## Task details
Extract all lines that hold the string "chart".

☆ ☆ ☆ ☆

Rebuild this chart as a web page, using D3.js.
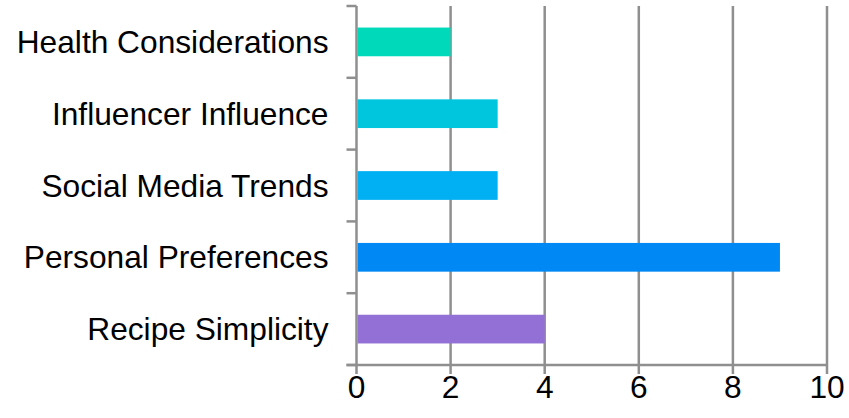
<!DOCTYPE html>
<html>
<head>
<meta charset="utf-8">
<script src="https://cdn.jsdelivr.net/npm/d3@7"></script>
<style>
html,body{margin:0;padding:0;background:#fff;}
svg{display:block;}
text{font-family:"Liberation Sans",Arial,sans-serif;fill:#000;}
</style>
</head>
<body>
<svg id="chart" width="849" height="418"></svg>
<script>
const categories = ["Health Considerations","Influencer Influence","Social Media Trends","Personal Preferences","Recipe Simplicity"];
const values = [2,3,3,9,4];
const colors = ["#00DABB","#00C6DD","#00B0F2","#0088F5","#9370D6"];
const xTicks = [0,2,4,6,8,10];

(function(){
const svg = d3.select("#chart");
const mLeft = 356.5, mRight = 827, mTop = 6, mBottom = 365;
const axisColor = "#8f8f8f";
const fontSize = 31.7;

const x = d3.scaleLinear().domain([0,10]).range([mLeft,mRight]);
const y = d3.scaleBand().domain(categories).range([mTop,mBottom]).paddingInner(0.6).paddingOuter(0.3);

svg.append("g").selectAll("line").data(xTicks.filter(d=>d>0)).join("line")
  .attr("x1",d=>x(d)).attr("x2",d=>x(d))
  .attr("y1",mTop).attr("y2",mBottom+9)
  .attr("stroke",axisColor).attr("stroke-width",2.5);

svg.append("g").selectAll("rect").data(values).join("rect")
  .attr("x",x(0)+1)
  .attr("y",(d,i)=>y(categories[i]))
  .attr("height",y.bandwidth())
  .attr("width",d=>x(d)-x(0)-1)
  .attr("fill",(d,i)=>colors[i]);

svg.append("line").attr("x1",mLeft).attr("x2",mLeft).attr("y1",mTop).attr("y2",mBottom+9)
  .attr("stroke",axisColor).attr("stroke-width",2.5);
svg.append("line").attr("x1",mLeft-10).attr("x2",mRight+1).attr("y1",mBottom).attr("y2",mBottom)
  .attr("stroke",axisColor).attr("stroke-width",2.5);

const boundaries = d3.range(categories.length+1).map(i=>mTop+i*(mBottom-mTop)/categories.length);
svg.append("g").selectAll("line").data(boundaries).join("line")
  .attr("x1",mLeft-10).attr("x2",mLeft).attr("y1",d=>d).attr("y2",d=>d)
  .attr("stroke",axisColor).attr("stroke-width",2.5);

svg.append("g").selectAll("text").data(categories).join("text")
  .attr("x",mLeft-28)
  .attr("y",d=>y(d)+y.bandwidth()/2)
  .attr("dy","0.35em")
  .attr("text-anchor","end")
  .attr("font-size",fontSize)
  .text(d=>d);

svg.append("g").selectAll("text").data(xTicks).join("text")
  .attr("x",d=>x(d))
  .attr("y",mBottom+33)
  .attr("text-anchor","middle")
  .attr("font-size",fontSize)
  .text(d=>d);
})();
</script>
</body>
</html>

☆ ☆ ☆ ☆

## Answer
Rebuild this chart as a web page, using D3.js.
<svg id="chart" width="849" height="418"></svg>
const svg = d3.select("#chart");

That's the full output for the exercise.